How to Read a Residential Appraisal Report

You recognize the property address, the property description and even the pretty photos of your home. But once you get past these recognizable tidbits, trying to read your residential appraisal report may be like trying to understand a foreign language. When you recognize that the appraisal is couched through an appraiser’s eyes, all you have to do is learn a little “appraisal-speak” to decode this document.

Why You Need an Appraisal

If you’re buying or selling property, you’ll need to know a fair estimate of the property's value. Although its sentimental value may be priceless to you, a lender will look to actual market determinations of the property’s value as a requirement for extending a mortgage. A lender also needs an accurate description of the property, additional information that is also included in its appraisal of value.

Not surprisingly, a lender doesn’t allow a home seller or homebuyer to place an appraised value on a property. A third-party licensed and certified appraiser is the person for this job – someone who is credentialed by state regulatory agencies after completing education, experience and examination requirements.

Elements of Residential Appraisal Reports

Your appraisal may be quite lengthy, but the key elements that it should include are:

  • A concise and accurate description of the property
  • Recent, comparable sales
  • Explanatory notes for any significant issues with the property
  • An appraiser’s opinion of value, which is supported by the data contained in the appraisal

Types of Appraisal Reports

Appraisal reports may look different, depending on your lender and your appraiser, because there isn’t a single, required appraisal format or style. For residential mortgages, lenders and appraisers commonly use a standardized form that is compliant with Fannie Mae and Freddie Mac requirements. This form is the Uniform Residential Appraisal Report.

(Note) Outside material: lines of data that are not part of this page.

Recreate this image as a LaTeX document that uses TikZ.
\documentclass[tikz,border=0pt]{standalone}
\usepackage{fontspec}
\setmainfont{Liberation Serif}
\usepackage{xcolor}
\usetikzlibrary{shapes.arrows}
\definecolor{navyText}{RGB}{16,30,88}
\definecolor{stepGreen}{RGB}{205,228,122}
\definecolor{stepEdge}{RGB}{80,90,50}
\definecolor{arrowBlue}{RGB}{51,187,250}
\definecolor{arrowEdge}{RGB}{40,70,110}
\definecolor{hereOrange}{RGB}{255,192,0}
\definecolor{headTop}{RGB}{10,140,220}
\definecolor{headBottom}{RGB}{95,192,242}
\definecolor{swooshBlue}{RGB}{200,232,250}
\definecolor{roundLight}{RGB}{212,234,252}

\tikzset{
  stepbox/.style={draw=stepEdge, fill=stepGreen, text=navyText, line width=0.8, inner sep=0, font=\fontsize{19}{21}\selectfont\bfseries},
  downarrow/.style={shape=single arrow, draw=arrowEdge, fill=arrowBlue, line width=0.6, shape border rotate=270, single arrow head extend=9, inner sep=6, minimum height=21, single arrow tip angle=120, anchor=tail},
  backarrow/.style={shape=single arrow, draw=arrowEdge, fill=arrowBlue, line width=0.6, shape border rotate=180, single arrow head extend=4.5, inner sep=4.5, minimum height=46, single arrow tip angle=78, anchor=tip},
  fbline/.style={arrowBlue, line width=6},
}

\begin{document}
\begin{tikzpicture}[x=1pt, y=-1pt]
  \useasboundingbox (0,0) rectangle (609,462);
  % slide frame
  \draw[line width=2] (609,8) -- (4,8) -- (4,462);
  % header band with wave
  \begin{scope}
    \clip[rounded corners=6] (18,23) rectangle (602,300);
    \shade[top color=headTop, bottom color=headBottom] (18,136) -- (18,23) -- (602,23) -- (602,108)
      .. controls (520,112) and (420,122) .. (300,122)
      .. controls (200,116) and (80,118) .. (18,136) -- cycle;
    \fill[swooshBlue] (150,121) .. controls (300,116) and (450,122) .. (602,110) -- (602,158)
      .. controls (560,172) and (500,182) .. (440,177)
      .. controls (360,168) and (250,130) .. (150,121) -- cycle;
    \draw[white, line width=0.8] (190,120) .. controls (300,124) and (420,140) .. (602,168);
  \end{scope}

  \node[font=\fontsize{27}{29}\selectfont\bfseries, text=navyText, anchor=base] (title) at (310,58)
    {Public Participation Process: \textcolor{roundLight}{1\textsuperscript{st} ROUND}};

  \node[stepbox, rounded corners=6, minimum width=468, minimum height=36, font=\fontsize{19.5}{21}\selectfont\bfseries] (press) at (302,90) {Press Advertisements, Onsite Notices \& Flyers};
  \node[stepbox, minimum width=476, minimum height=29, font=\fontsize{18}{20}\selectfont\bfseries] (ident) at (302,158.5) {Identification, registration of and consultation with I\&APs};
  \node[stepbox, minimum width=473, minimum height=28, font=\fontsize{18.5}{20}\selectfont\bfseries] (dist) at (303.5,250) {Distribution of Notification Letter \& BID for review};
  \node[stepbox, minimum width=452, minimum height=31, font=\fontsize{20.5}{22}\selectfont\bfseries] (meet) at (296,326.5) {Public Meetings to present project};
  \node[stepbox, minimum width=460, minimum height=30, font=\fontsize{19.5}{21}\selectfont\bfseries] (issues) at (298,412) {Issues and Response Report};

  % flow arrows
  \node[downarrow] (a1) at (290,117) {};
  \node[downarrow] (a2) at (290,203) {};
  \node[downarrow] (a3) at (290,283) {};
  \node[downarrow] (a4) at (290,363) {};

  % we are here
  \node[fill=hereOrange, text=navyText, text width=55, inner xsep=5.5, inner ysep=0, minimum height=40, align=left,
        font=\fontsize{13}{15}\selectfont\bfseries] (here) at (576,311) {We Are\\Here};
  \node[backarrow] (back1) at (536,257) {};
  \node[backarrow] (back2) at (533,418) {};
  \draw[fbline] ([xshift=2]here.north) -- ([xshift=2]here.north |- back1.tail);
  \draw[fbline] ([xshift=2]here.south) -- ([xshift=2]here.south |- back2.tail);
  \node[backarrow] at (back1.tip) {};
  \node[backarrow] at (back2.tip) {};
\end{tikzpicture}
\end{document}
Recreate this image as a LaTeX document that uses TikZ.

No matter what type of form your appraiser uses, it should communicate the same information to document a property’s value.

How to Read a Home Appraisal Report

Reading a residential appraisal report starts with looking at its separate sections. Before you get to the actual appraisal report, you may see a cover letter by the appraiser describing his scope of work and the intended use of the report.

When you begin reading the actual report, you’ll recognize most of the first-page information, which is the property address, the type of property, the property description and tax information, among other identifying characteristics. You may want to fact-check this section for errors; even a typographical error for the address of the property could cause problems with the deed later.

Comparables in Residential Appraisal Reports

This section has a tendency to trip up the casual reader of an appraisal report. “Comparable” is simply short for “comparable property sales,” which help an appraiser arrive at a fair market value of the subject property. These comparables, sometimes called comps, must be recent comparable property sales to give a fair estimate of market value.

But when you look at the photos and read the descriptions of the comparables in your appraisal, they don’t always look very comparable to your property. Just remember that “comparable” doesn’t mean “identical,” and a competent appraiser knows which properties to include in this section. The appraiser will note on the appraisal report any significant deviations, which you'll see as "adjustments" or "adjustments to value," between the comparables and the subject property to compensate for the differences.

Three Approaches to Value

Professional appraisers form an “opinion of value” based on three different approaches to value, but only one of these approaches is typically used in residential appraisals – the sales comparison approach. This approach utilizes the comparables as a benchmark to establish the fair market value of the subject property.

Sometimes, the cost approach may be used in a residential appraisal, particularly if the appraisal is for a fairly new or newly built home that has not depreciated in value.

In some cases, the appraiser may include the income approach, which is reserved for income-generating properties, if you may be turning your one-unit residence into a multi-unit rental property.

While the approach-to-value section may be the most important part of your appraisal, it may also be the most confusing. But if you look for the “reconciliation” or the “summary conclusion,” you’ll see the appraiser’s notes that explain how he arrived at his conclusion for the final value.